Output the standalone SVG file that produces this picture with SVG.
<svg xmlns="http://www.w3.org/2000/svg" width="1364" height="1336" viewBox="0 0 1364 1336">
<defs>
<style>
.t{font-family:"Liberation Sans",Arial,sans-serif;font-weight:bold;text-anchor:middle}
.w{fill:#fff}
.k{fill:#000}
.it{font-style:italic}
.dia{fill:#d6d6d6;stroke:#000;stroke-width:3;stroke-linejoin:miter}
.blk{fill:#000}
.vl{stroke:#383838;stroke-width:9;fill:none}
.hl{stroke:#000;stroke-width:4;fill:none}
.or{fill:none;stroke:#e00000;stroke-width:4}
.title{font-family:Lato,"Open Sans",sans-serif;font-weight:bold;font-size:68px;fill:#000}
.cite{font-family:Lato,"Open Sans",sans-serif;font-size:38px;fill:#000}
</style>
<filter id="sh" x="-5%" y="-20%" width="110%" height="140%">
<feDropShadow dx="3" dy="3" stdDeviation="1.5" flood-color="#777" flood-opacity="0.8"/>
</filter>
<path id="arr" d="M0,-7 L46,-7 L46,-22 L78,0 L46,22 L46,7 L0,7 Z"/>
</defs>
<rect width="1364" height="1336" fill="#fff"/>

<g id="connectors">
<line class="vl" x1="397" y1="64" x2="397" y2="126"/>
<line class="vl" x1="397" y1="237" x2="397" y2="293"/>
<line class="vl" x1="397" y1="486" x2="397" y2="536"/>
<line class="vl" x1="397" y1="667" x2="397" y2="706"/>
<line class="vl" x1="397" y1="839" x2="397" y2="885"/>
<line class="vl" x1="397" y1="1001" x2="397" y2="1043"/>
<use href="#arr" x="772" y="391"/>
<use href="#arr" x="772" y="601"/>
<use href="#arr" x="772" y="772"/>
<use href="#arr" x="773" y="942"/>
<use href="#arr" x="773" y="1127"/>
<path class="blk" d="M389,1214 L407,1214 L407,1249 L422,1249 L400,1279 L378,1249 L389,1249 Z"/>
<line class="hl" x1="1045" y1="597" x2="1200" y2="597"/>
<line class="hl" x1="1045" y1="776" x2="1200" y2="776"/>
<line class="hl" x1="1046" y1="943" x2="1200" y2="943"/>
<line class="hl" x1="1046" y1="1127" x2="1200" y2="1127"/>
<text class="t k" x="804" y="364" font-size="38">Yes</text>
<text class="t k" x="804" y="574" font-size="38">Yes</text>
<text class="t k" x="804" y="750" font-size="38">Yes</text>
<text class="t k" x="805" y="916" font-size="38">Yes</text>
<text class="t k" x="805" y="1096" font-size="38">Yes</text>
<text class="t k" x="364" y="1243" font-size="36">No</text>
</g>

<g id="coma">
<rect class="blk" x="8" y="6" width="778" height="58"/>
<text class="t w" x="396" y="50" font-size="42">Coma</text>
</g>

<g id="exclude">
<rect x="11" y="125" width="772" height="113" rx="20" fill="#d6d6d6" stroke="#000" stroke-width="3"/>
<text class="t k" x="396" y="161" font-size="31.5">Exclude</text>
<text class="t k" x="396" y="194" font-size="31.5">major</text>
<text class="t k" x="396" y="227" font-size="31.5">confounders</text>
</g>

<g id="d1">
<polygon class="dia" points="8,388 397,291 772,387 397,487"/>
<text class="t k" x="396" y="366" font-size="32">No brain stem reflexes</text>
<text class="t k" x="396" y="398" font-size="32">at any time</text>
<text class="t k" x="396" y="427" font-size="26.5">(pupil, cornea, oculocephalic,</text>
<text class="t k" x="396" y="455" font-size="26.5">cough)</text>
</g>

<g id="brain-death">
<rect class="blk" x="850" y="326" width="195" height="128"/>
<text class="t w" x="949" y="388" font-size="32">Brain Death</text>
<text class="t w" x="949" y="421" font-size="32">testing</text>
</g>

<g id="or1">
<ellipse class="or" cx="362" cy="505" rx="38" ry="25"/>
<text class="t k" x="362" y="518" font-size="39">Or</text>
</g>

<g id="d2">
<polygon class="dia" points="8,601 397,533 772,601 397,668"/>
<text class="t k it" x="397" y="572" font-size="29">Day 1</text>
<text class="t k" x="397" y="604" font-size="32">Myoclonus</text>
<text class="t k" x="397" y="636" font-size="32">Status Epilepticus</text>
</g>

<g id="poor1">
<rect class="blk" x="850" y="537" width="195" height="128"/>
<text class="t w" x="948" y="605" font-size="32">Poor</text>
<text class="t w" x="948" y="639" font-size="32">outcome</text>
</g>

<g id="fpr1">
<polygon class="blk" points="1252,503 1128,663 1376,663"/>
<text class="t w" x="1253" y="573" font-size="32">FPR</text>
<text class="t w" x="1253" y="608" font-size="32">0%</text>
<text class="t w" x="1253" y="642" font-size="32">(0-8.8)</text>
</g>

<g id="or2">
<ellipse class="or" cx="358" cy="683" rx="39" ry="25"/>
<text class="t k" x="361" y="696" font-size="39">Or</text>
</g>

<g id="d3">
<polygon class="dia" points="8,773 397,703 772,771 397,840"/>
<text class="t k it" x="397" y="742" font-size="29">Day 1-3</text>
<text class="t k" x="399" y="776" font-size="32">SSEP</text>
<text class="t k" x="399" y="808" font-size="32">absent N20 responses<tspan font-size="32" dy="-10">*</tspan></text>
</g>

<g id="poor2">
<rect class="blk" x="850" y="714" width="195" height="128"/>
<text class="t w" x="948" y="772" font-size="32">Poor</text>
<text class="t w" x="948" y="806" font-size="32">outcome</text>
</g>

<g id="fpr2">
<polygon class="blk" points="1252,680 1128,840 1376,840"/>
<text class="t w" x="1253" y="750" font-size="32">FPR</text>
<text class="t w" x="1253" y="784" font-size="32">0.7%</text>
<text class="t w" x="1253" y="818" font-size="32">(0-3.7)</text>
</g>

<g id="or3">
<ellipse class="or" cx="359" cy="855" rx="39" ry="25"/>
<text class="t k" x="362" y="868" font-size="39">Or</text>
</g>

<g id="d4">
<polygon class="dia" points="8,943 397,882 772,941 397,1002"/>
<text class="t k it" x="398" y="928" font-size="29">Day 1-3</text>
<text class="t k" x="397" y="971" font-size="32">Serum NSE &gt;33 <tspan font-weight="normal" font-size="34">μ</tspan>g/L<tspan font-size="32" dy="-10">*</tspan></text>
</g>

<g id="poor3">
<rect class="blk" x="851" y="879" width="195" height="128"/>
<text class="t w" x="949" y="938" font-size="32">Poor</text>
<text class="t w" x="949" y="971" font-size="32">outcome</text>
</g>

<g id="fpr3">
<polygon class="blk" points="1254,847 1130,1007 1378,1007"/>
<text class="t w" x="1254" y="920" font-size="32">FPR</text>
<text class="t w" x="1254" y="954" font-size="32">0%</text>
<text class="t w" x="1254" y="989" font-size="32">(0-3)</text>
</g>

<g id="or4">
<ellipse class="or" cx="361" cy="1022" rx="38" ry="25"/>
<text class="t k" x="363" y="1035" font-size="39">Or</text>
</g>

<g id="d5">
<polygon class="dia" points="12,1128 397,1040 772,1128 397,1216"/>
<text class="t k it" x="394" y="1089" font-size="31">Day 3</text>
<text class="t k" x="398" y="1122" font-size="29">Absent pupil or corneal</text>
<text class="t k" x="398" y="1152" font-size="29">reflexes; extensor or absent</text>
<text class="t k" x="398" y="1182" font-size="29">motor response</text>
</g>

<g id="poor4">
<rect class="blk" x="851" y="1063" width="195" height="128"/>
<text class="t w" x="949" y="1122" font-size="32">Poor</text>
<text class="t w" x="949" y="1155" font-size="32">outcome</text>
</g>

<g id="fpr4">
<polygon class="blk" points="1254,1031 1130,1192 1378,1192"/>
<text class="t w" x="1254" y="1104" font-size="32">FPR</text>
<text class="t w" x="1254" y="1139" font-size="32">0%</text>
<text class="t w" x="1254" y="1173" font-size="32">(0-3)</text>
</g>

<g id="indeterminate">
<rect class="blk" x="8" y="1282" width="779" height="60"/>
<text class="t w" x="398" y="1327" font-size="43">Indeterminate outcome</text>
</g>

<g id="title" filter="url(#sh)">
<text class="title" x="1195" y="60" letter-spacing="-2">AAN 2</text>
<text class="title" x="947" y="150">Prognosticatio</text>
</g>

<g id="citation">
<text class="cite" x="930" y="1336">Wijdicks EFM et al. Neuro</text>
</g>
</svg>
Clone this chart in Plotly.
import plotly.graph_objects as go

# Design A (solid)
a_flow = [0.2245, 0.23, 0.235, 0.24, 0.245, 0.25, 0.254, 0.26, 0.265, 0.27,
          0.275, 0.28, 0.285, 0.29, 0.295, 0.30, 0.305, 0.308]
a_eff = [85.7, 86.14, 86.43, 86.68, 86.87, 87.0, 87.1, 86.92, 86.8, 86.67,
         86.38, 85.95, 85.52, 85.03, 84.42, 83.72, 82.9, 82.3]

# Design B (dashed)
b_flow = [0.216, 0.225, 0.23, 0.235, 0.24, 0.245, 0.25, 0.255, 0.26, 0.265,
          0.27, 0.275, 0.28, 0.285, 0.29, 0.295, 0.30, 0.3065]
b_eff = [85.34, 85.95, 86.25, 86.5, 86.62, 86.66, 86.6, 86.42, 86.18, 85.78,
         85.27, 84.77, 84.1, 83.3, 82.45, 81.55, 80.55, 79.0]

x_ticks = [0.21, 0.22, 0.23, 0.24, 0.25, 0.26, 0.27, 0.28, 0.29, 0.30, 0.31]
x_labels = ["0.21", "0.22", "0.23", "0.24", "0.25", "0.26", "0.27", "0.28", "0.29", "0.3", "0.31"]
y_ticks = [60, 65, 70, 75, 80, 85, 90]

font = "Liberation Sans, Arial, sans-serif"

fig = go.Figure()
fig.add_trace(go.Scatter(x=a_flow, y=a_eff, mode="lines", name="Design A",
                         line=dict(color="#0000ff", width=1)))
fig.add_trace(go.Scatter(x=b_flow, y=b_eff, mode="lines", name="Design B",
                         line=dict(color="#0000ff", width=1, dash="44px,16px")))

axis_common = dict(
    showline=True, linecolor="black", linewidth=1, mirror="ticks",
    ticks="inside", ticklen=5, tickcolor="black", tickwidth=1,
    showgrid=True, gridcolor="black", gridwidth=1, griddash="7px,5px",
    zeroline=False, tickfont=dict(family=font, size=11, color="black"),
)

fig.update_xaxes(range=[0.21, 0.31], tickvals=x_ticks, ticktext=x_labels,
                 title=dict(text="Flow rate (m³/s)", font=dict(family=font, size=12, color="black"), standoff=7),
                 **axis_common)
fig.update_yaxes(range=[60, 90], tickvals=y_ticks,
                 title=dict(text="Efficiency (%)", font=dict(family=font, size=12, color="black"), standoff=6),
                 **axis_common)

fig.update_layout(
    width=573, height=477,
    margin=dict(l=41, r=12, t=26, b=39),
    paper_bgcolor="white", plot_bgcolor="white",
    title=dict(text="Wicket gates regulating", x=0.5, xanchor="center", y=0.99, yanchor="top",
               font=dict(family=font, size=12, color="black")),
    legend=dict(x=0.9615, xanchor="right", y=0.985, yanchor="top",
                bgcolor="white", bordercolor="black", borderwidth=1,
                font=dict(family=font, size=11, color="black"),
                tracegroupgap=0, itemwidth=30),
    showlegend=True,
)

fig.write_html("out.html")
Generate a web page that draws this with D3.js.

PROBLEM REQUIREMENTS >>
Return exactly, and only, the lines from the one containing "Clone this chart in Plotly." down to the one containing "86.38, 85.95, 85.52, 85.03, 84.42, 83.72, 82.9, 82.3]", with both of those lines included.

SOLUTION >>
Clone this chart in Plotly.
import plotly.graph_objects as go

# Design A (solid)
a_flow = [0.2245, 0.23, 0.235, 0.24, 0.245, 0.25, 0.254, 0.26, 0.265, 0.27,
          0.275, 0.28, 0.285, 0.29, 0.295, 0.30, 0.305, 0.308]
a_eff = [85.7, 86.14, 86.43, 86.68, 86.87, 87.0, 87.1, 86.92, 86.8, 86.67,
         86.38, 85.95, 85.52, 85.03, 84.42, 83.72, 82.9, 82.3]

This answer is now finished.